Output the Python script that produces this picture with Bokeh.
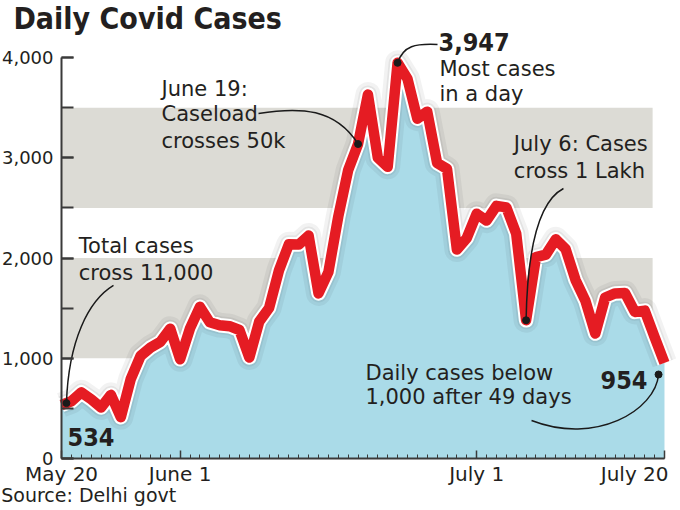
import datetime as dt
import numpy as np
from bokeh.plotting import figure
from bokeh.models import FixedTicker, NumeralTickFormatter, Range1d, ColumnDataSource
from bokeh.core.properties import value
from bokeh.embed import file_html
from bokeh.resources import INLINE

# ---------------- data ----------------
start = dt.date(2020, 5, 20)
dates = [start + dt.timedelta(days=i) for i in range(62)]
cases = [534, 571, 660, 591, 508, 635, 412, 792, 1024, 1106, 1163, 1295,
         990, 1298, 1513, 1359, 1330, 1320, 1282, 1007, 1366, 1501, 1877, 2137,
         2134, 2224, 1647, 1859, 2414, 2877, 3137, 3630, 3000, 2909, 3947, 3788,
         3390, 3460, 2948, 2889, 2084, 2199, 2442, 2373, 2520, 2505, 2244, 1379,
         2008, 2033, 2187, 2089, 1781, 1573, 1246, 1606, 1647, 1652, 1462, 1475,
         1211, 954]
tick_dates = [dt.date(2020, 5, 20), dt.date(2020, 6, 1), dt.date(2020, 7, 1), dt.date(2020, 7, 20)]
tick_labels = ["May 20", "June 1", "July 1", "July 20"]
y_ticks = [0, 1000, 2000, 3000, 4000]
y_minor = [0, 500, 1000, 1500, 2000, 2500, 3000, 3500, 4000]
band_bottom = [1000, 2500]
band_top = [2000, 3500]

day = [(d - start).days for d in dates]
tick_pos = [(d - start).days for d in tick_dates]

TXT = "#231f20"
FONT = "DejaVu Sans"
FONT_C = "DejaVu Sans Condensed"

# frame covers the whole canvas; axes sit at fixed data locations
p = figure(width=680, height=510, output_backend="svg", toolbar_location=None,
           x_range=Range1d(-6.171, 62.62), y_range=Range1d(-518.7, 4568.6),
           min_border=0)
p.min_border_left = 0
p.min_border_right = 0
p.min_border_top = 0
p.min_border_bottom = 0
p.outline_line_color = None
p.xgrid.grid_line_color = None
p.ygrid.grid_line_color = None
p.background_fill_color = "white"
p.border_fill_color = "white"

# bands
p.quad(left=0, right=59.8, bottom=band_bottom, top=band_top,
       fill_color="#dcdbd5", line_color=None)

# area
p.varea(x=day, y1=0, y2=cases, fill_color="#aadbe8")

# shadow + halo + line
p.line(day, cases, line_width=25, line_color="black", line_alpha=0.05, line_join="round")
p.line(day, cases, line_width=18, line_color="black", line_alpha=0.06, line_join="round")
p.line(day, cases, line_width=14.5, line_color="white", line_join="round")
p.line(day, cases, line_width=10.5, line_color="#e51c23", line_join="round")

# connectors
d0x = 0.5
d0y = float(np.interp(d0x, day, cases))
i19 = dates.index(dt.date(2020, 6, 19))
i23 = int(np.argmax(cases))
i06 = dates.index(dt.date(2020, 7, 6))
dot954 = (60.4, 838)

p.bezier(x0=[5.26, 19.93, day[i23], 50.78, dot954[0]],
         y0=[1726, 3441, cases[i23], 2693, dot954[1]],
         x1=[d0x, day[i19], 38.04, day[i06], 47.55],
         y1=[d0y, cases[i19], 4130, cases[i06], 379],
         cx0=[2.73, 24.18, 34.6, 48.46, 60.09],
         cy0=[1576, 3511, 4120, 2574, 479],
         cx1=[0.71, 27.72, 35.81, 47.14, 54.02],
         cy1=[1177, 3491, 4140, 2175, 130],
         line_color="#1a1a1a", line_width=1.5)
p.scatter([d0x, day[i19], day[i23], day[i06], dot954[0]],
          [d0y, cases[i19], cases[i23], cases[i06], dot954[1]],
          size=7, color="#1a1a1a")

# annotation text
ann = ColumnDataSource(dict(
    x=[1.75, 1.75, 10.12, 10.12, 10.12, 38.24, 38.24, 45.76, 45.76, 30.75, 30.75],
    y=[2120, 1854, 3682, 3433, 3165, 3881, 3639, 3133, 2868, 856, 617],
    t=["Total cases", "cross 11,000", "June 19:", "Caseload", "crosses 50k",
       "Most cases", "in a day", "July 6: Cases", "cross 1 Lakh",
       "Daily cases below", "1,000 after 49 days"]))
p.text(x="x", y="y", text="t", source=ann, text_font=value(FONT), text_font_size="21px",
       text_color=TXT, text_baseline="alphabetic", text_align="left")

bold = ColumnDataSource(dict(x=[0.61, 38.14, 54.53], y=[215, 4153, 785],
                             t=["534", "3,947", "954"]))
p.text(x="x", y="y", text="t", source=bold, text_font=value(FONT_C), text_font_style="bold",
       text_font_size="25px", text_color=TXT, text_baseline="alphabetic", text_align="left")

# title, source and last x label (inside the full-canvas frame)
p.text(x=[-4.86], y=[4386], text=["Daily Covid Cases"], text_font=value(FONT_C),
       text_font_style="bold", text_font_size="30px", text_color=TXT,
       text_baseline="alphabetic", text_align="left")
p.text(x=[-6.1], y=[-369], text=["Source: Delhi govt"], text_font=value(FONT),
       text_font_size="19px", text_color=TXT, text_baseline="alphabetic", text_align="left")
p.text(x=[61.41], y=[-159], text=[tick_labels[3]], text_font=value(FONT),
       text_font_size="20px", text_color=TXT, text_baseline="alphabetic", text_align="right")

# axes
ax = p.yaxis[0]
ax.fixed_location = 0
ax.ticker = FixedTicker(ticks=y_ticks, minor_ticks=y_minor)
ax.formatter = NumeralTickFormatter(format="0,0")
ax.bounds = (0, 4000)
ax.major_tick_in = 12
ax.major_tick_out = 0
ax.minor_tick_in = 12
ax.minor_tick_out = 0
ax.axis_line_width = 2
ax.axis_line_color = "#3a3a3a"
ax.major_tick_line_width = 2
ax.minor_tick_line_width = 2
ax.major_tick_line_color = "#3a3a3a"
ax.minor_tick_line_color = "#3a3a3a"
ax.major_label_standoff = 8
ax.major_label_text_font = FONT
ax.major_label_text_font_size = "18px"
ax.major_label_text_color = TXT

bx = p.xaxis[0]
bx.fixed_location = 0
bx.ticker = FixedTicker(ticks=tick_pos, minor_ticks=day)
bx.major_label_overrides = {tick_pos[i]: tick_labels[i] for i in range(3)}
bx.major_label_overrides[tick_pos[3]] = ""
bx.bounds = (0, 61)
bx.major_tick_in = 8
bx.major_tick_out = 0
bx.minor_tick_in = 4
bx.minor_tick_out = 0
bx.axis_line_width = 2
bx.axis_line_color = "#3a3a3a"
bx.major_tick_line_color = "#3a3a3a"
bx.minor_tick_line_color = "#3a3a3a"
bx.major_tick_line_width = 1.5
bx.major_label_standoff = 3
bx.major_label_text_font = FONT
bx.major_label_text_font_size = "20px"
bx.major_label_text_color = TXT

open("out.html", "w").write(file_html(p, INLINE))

● **EXERCISE DIRECTIONS**: Give again, word for word, every line from the top of the data above to the line holding "from bokeh.resources import INLINE", inclusive, with the pictures left out.

● **REPLY**:
Output the Python script that produces this picture with Bokeh.
import datetime as dt
import numpy as np
from bokeh.plotting import figure
from bokeh.models import FixedTicker, NumeralTickFormatter, Range1d, ColumnDataSource
from bokeh.core.properties import value
from bokeh.embed import file_html
from bokeh.resources import INLINE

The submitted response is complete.